= Task directions =
Drop every picture. Then return, exactly, the lines from the beginning of the listing below through the one containing "(sistem) at (709,44)".

_____

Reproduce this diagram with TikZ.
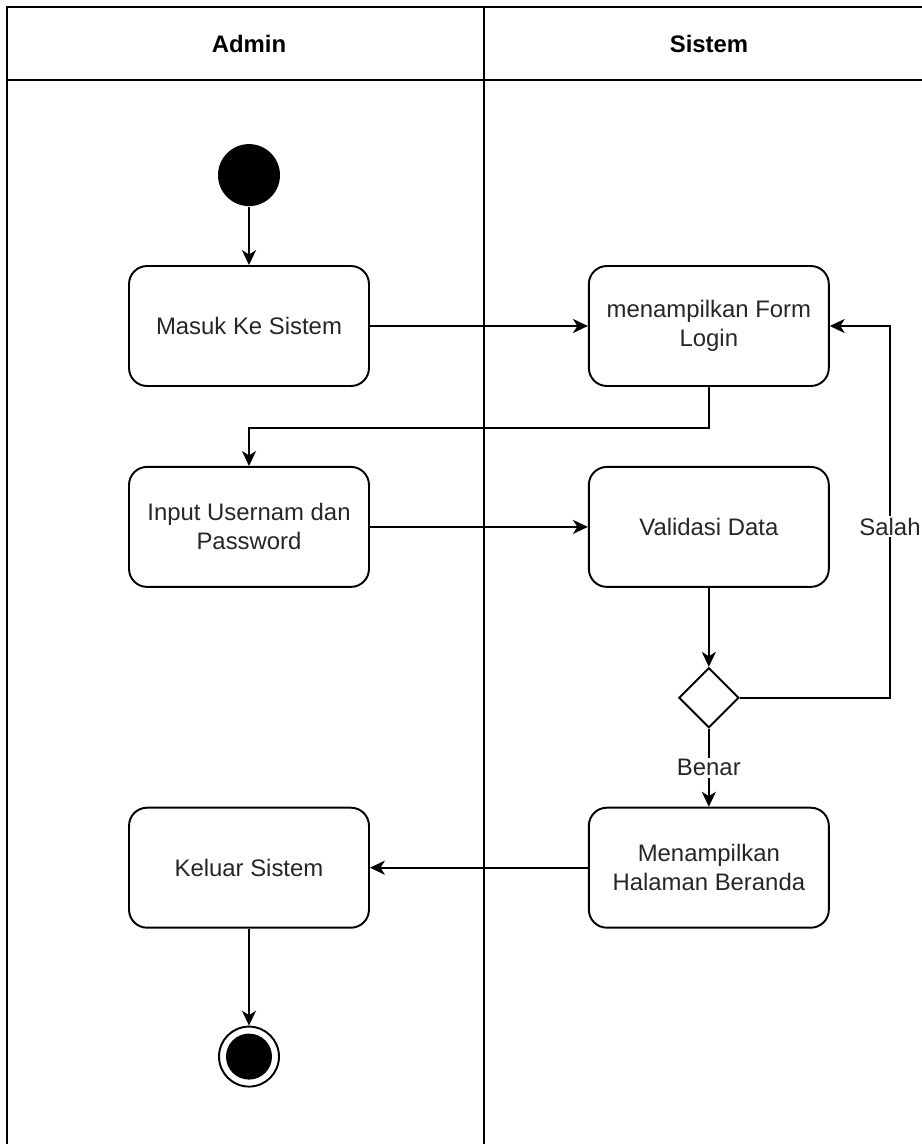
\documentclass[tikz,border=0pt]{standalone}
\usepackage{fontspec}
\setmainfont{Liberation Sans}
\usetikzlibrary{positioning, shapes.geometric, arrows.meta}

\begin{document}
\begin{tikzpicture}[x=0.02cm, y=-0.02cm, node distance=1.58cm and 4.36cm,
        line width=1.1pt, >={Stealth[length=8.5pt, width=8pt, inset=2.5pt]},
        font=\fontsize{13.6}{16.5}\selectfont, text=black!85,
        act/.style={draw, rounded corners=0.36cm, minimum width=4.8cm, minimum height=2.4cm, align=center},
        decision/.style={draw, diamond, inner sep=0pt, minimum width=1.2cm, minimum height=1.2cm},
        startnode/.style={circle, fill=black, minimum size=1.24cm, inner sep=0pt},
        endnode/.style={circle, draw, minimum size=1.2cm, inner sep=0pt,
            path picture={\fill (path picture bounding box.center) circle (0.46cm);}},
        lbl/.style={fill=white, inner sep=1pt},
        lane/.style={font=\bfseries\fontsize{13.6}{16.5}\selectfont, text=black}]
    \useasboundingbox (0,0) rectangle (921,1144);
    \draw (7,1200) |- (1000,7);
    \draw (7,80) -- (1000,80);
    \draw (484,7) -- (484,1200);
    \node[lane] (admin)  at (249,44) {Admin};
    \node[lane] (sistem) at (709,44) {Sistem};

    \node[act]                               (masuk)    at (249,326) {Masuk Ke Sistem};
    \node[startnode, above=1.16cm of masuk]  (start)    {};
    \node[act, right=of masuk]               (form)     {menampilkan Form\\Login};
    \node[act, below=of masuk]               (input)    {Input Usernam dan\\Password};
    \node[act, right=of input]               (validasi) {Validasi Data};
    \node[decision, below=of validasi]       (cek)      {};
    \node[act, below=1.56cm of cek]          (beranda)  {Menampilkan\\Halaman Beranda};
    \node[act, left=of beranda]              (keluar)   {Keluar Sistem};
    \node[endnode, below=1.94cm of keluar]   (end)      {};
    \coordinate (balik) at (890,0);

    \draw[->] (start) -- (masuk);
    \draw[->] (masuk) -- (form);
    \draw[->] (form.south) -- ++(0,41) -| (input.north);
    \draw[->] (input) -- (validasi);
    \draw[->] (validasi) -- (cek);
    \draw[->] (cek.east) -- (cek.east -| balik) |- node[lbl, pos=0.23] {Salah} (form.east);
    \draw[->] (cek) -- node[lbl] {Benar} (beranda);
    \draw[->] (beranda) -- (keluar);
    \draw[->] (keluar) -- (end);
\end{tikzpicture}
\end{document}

_____

= Completed exercise =
Reproduce this diagram with TikZ.
\documentclass[tikz,border=0pt]{standalone}
\usepackage{fontspec}
\setmainfont{Liberation Sans}
\usetikzlibrary{positioning, shapes.geometric, arrows.meta}

\begin{document}
\begin{tikzpicture}[x=0.02cm, y=-0.02cm, node distance=1.58cm and 4.36cm,
        line width=1.1pt, >={Stealth[length=8.5pt, width=8pt, inset=2.5pt]},
        font=\fontsize{13.6}{16.5}\selectfont, text=black!85,
        act/.style={draw, rounded corners=0.36cm, minimum width=4.8cm, minimum height=2.4cm, align=center},
        decision/.style={draw, diamond, inner sep=0pt, minimum width=1.2cm, minimum height=1.2cm},
        startnode/.style={circle, fill=black, minimum size=1.24cm, inner sep=0pt},
        endnode/.style={circle, draw, minimum size=1.2cm, inner sep=0pt,
            path picture={\fill (path picture bounding box.center) circle (0.46cm);}},
        lbl/.style={fill=white, inner sep=1pt},
        lane/.style={font=\bfseries\fontsize{13.6}{16.5}\selectfont, text=black}]
    \useasboundingbox (0,0) rectangle (921,1144);
    \draw (7,1200) |- (1000,7);
    \draw (7,80) -- (1000,80);
    \draw (484,7) -- (484,1200);
    \node[lane] (admin)  at (249,44) {Admin};
    \node[lane] (sistem) at (709,44) {Sistem};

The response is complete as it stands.